L'Italie, ancienne puissance coloniale et premier partenaire commercial de la Libye, a déclenché lundi l'alerte maximum dans ses bases aériennes, tandis que Silvio Berlusconi dénonçait «l'usage inacceptable de la violence».

Rome a également décidé l'envoi dans le sud de la péninsule d'un nombre important d'hélicoptères de l'Armée de l'Air et de la Marine.

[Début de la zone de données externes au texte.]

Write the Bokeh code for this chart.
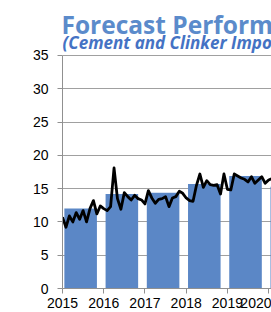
from bokeh.plotting import figure
from bokeh.models import Label, FixedTicker, Range1d, PrintfTickFormatter
from bokeh.embed import file_html
from bokeh.resources import INLINE

# Annual bars (actual imports, million tonnes)
years = [2015, 2016, 2017, 2018, 2019, 2020]
annual = [12.0, 14.2, 14.4, 15.7, 16.9, 15.3]

# Monthly series (annualised), starting Jan 2015
monthly = [10.7, 9.2, 10.9, 10.0, 11.4, 10.4, 11.7, 10.0, 12.0, 13.2, 11.2, 12.4,
           12.0, 11.7, 12.3, 18.1, 13.5, 11.9, 14.4, 13.8, 13.3, 14.0, 13.5, 13.3,
           12.7, 14.7, 13.6, 12.8, 13.4, 13.5, 13.8, 12.3, 13.6, 13.8, 14.6, 14.3,
           13.6, 13.2, 13.1, 15.5, 17.2, 15.2, 16.2, 15.6, 15.5, 15.6, 14.2, 17.2,
           14.9, 14.8, 17.2, 16.9, 16.6, 16.4, 16.0, 16.8, 15.8, 16.3, 16.8, 15.8,
           16.3, 16.5]
month_x = [2015 + i / 12 for i in range(len(monthly))]

y_ticks = [0, 5, 10, 15, 20, 25, 30, 35]
title_text = "Forecast Performance"
subtitle_text = "(Cement and Clinker Imports)"

# frame spans full height; headroom above 35 holds the titles
p = figure(width=271, height=312, output_backend="svg", toolbar_location=None,
           x_range=Range1d(2015, 2020.07), y_range=Range1d(0, 43.26),
           min_border_left=62, min_border_right=0, min_border_top=0, min_border_bottom=24)
p.outline_line_color = None
p.background_fill_color = "white"
p.border_fill_color = "white"

bar_x = [y + 0.44 for y in years]
p.vbar(x=bar_x, top=annual, width=0.79, bottom=0, fill_color="#5B87C6", line_color=None)
p.line(month_x, monthly, line_color="black", line_width=2.8, line_join="round")

p.xgrid.grid_line_color = None
p.ygrid.grid_line_color = "#A0A0A0"
p.ygrid.grid_line_width = 1
p.ygrid.ticker = FixedTicker(ticks=y_ticks)

p.yaxis.ticker = FixedTicker(ticks=y_ticks)
p.yaxis.bounds = (0, 35)
p.xaxis.ticker = FixedTicker(ticks=years)
p.xaxis.formatter = PrintfTickFormatter(format="%d")
for ax in (p.xaxis[0], p.yaxis[0]):
    ax.axis_line_color = "#909090"
    ax.major_tick_line_color = "#909090"
    ax.minor_tick_line_color = None
    ax.major_tick_in = 0
    ax.major_label_text_font = "Liberation Sans"
    ax.major_label_text_font_size = "14px"
    ax.major_label_text_color = "black"
p.yaxis.major_tick_out = 5
p.yaxis.major_label_standoff = 9
p.xaxis.major_tick_out = 5
p.xaxis.major_label_standoff = 4

p.add_layout(Label(x=-1, y=264, x_units="screen", y_units="screen", text=title_text,
                   text_font="Open Sans", text_font_style="bold", text_font_size="24.5px",
                   text_color="#5B8BCB", text_baseline="middle", text_align="left"))
p.add_layout(Label(x=0, y=246, x_units="screen", y_units="screen", text=subtitle_text,
                   text_font="Open Sans", text_font_style="bold italic", text_font_size="17px",
                   text_color="#4472C4", text_baseline="middle", text_align="left"))

open("out.html", "w").write(file_html(p, INLINE))
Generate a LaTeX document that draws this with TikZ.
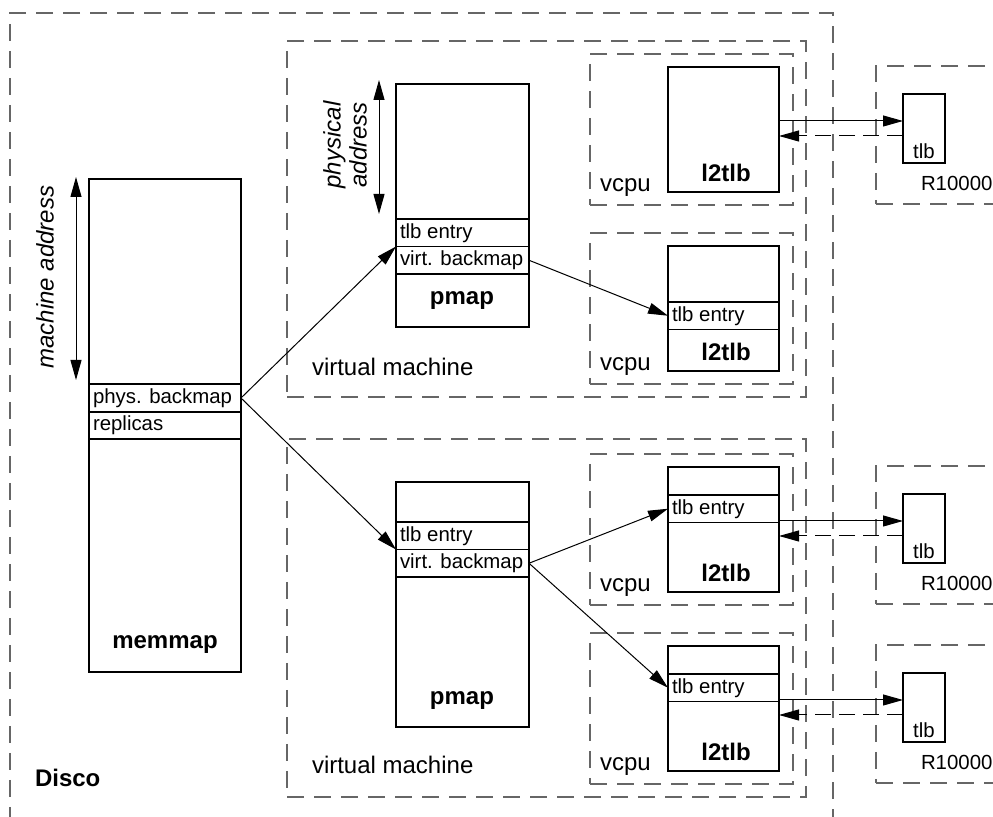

Pour la première fois, le chef du gouvernement Silvio Berlusconi a dénoncé lundi «l'usage inacceptable de la violence contre la population civile». Dans un communiqué publié dans la soirée, il a plaidé pour «une solution pacifique qui assure la sécurité des citoyens de même que l'intégrité et la stabilité du pays et de la région entière».

Le Cavaliere avait été jusqu'ici critiqué pour sa prudence sur la crise en Libye, où les intérêts économiques italiens sont très importants.

Samedi, à des journalistes qui lui demandaient s'il avait des nouvelles du leader libyen dont il est proche, le Cavaliere s'était contenté de répondre : «nous ne nous sommes pas parlé. La situation évolue et donc, je ne me permets pas de déranger qui que ce soit».

Dans le même temps, l'Italie a lancé lundi un «plan de rapatriement» de ses ressortissants qui souhaitent quitter la Libye. Le premier vol spécial, civil, quittera l'Italie mardi pour Tripoli.

«L'objectif est de sécuriser et d'accélérer le retour de nos compatriotes», a indiqué à l'AFP un porte-parole du ministère des Affaires étrangères.

La décision de déclencher l'alerte maximum dans les bases aériennes a été prise après l'atterrissage à Malte de deux avions de chasse libyens et de deux hélicoptères civils. Les pilotes des deux Mirage F1, ont affirmé avoir fait défection après avoir reçu l'ordre de tirer sur les manifestants à Benghazi, deuxième ville du pays, située à 1000 km à l'est de Tripoli, et centre de la révolte depuis le 15 février.

Selon des sources militaires maltaises, l'un d'entre eux a réclamé l'asile politique.

D'après ces sources, les hélicoptères civils transportaient quant à eux sept personnes se disant de nationalité française et affirmant travailler sur une plate-forme pétrolière en haute mer, du côté de Benghazi.

Mardi, le chef du gouvernement italien Silvio Berlusconi a convoqué les ministres concernés par la crise (Intérieur, Défense, Affaires étrangères).

Car pour l'Italie, l'enjeu est de taille.

Les deux pays ont signé en août 2008 un accord historique qui a soldé les comptes de plus de trente ans de colonisation italienne (1911-1942). M. Berlusconi avait alors présenté les excuses de l'Italie et s'était engagé à verser cinq milliards de dollars de dédommagements sous forme d'investissements sur les 25 prochaines années.

Depuis, l'Italie est à la fois le premier exportateur en Libye, avec une part de marché de 17,5%, et le premier débouché des exportations libyennes (20%).

Le «traité d'amitié» comprenait également une importante clause sur les reconduites de migrants en Libye, qui ont permis de réduire de façon draconienne les débarquements de clandestins en Italie.

Signe de l'étroitesse des liens entre les deux pays, l'indice vedette de la Bourse de Milan, le FTSE Mib, a terminé la séance lundi sur une chute de 3,59% à 22 230 points.

Ont été touchées de plein fouet les entreprises italiennes très présentes dans ce pays, comme le groupe pétrolier ENI, ou celles dont Tripoli est actionnaire, comme la banque UniCredit dont la Libye est le premier actionnaire.